▶ _SET PROBLEM_:
Quote the listing below in full and exactly as written, but omit every picture.

▶ _RECORDED INFORMATION_:
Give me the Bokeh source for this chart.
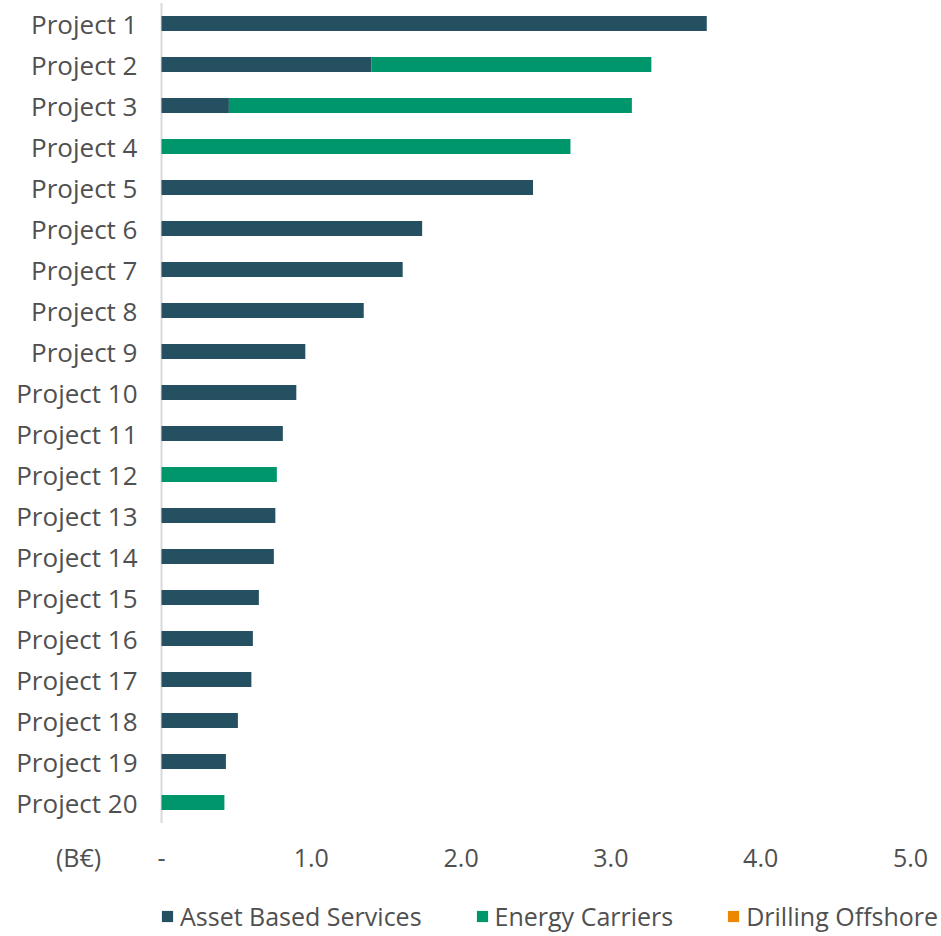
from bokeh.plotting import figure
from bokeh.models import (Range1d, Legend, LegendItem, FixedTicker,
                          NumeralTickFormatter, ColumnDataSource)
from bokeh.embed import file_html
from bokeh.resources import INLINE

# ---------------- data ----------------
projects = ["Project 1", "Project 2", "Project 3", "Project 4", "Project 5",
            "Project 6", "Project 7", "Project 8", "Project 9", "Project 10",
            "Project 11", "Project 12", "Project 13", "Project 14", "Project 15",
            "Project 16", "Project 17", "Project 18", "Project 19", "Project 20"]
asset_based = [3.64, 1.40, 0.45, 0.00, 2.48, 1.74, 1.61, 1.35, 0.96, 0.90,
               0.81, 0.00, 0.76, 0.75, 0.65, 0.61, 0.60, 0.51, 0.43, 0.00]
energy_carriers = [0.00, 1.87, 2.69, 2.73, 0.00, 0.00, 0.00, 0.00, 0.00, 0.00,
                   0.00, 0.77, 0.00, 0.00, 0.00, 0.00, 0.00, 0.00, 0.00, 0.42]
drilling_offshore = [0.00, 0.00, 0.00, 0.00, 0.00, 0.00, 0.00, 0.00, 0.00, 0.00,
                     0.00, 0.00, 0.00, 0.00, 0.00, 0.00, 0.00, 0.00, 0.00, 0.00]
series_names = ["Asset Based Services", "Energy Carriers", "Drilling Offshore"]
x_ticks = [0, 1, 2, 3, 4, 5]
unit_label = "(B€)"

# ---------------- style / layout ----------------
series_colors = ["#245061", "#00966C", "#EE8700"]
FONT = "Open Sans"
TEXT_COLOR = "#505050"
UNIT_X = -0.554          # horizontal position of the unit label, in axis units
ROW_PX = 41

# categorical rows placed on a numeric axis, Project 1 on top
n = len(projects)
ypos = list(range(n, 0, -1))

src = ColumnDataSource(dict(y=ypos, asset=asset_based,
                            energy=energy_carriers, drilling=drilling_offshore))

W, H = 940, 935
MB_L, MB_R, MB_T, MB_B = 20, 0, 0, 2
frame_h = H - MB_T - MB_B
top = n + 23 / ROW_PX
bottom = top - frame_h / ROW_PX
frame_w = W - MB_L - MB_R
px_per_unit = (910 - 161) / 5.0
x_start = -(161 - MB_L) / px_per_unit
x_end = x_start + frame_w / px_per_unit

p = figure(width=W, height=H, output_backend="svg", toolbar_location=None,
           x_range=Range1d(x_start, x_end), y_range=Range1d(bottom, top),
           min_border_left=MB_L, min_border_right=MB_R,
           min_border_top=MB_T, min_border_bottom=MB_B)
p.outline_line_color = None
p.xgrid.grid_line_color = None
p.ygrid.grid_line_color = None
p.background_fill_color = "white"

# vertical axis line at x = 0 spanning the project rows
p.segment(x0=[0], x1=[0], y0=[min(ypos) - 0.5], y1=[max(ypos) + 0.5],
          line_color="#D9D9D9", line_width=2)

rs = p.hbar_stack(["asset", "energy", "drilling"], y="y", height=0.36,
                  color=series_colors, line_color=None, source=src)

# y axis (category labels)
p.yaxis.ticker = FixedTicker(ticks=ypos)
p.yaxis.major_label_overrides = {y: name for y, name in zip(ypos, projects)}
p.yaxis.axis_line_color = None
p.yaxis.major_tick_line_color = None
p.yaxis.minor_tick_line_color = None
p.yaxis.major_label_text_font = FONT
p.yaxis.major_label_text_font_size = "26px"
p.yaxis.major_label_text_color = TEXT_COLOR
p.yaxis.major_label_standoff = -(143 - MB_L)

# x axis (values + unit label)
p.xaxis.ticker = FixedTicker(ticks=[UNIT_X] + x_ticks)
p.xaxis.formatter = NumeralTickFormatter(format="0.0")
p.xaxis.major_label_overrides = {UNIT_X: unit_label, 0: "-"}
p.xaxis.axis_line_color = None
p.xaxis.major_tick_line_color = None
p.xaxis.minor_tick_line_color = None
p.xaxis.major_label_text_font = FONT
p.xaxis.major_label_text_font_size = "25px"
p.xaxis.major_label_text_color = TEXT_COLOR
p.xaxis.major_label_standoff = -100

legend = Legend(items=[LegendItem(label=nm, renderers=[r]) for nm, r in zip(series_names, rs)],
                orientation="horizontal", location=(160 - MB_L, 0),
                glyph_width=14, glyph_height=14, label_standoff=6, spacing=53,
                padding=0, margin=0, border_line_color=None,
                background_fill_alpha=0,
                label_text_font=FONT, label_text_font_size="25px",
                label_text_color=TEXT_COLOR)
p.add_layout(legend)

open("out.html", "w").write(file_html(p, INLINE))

▶ _RESULT BELOW_:
Give me the Bokeh source for this chart.
from bokeh.plotting import figure
from bokeh.models import (Range1d, Legend, LegendItem, FixedTicker,
                          NumeralTickFormatter, ColumnDataSource)
from bokeh.embed import file_html
from bokeh.resources import INLINE

# ---------------- data ----------------
projects = ["Project 1", "Project 2", "Project 3", "Project 4", "Project 5",
            "Project 6", "Project 7", "Project 8", "Project 9", "Project 10",
            "Project 11", "Project 12", "Project 13", "Project 14", "Project 15",
            "Project 16", "Project 17", "Project 18", "Project 19", "Project 20"]
asset_based = [3.64, 1.40, 0.45, 0.00, 2.48, 1.74, 1.61, 1.35, 0.96, 0.90,
               0.81, 0.00, 0.76, 0.75, 0.65, 0.61, 0.60, 0.51, 0.43, 0.00]
energy_carriers = [0.00, 1.87, 2.69, 2.73, 0.00, 0.00, 0.00, 0.00, 0.00, 0.00,
                   0.00, 0.77, 0.00, 0.00, 0.00, 0.00, 0.00, 0.00, 0.00, 0.42]
drilling_offshore = [0.00, 0.00, 0.00, 0.00, 0.00, 0.00, 0.00, 0.00, 0.00, 0.00,
                     0.00, 0.00, 0.00, 0.00, 0.00, 0.00, 0.00, 0.00, 0.00, 0.00]
series_names = ["Asset Based Services", "Energy Carriers", "Drilling Offshore"]
x_ticks = [0, 1, 2, 3, 4, 5]
unit_label = "(B€)"

# ---------------- style / layout ----------------
series_colors = ["#245061", "#00966C", "#EE8700"]
FONT = "Open Sans"
TEXT_COLOR = "#505050"
UNIT_X = -0.554          # horizontal position of the unit label, in axis units
ROW_PX = 41

# categorical rows placed on a numeric axis, Project 1 on top
n = len(projects)
ypos = list(range(n, 0, -1))

src = ColumnDataSource(dict(y=ypos, asset=asset_based,
                            energy=energy_carriers, drilling=drilling_offshore))

W, H = 940, 935
MB_L, MB_R, MB_T, MB_B = 20, 0, 0, 2
frame_h = H - MB_T - MB_B
top = n + 23 / ROW_PX
bottom = top - frame_h / ROW_PX
frame_w = W - MB_L - MB_R
px_per_unit = (910 - 161) / 5.0
x_start = -(161 - MB_L) / px_per_unit
x_end = x_start + frame_w / px_per_unit

p = figure(width=W, height=H, output_backend="svg", toolbar_location=None,
           x_range=Range1d(x_start, x_end), y_range=Range1d(bottom, top),
           min_border_left=MB_L, min_border_right=MB_R,
           min_border_top=MB_T, min_border_bottom=MB_B)
p.outline_line_color = None
p.xgrid.grid_line_color = None
p.ygrid.grid_line_color = None
p.background_fill_color = "white"

# vertical axis line at x = 0 spanning the project rows
p.segment(x0=[0], x1=[0], y0=[min(ypos) - 0.5], y1=[max(ypos) + 0.5],
          line_color="#D9D9D9", line_width=2)

rs = p.hbar_stack(["asset", "energy", "drilling"], y="y", height=0.36,
                  color=series_colors, line_color=None, source=src)

# y axis (category labels)
p.yaxis.ticker = FixedTicker(ticks=ypos)
p.yaxis.major_label_overrides = {y: name for y, name in zip(ypos, projects)}
p.yaxis.axis_line_color = None
p.yaxis.major_tick_line_color = None
p.yaxis.minor_tick_line_color = None
p.yaxis.major_label_text_font = FONT
p.yaxis.major_label_text_font_size = "26px"
p.yaxis.major_label_text_color = TEXT_COLOR
p.yaxis.major_label_standoff = -(143 - MB_L)

# x axis (values + unit label)
p.xaxis.ticker = FixedTicker(ticks=[UNIT_X] + x_ticks)
p.xaxis.formatter = NumeralTickFormatter(format="0.0")
p.xaxis.major_label_overrides = {UNIT_X: unit_label, 0: "-"}
p.xaxis.axis_line_color = None
p.xaxis.major_tick_line_color = None
p.xaxis.minor_tick_line_color = None
p.xaxis.major_label_text_font = FONT
p.xaxis.major_label_text_font_size = "25px"
p.xaxis.major_label_text_color = TEXT_COLOR
p.xaxis.major_label_standoff = -100

legend = Legend(items=[LegendItem(label=nm, renderers=[r]) for nm, r in zip(series_names, rs)],
                orientation="horizontal", location=(160 - MB_L, 0),
                glyph_width=14, glyph_height=14, label_standoff=6, spacing=53,
                padding=0, margin=0, border_line_color=None,
                background_fill_alpha=0,
                label_text_font=FONT, label_text_font_size="25px",
                label_text_color=TEXT_COLOR)
p.add_layout(legend)

open("out.html", "w").write(file_html(p, INLINE))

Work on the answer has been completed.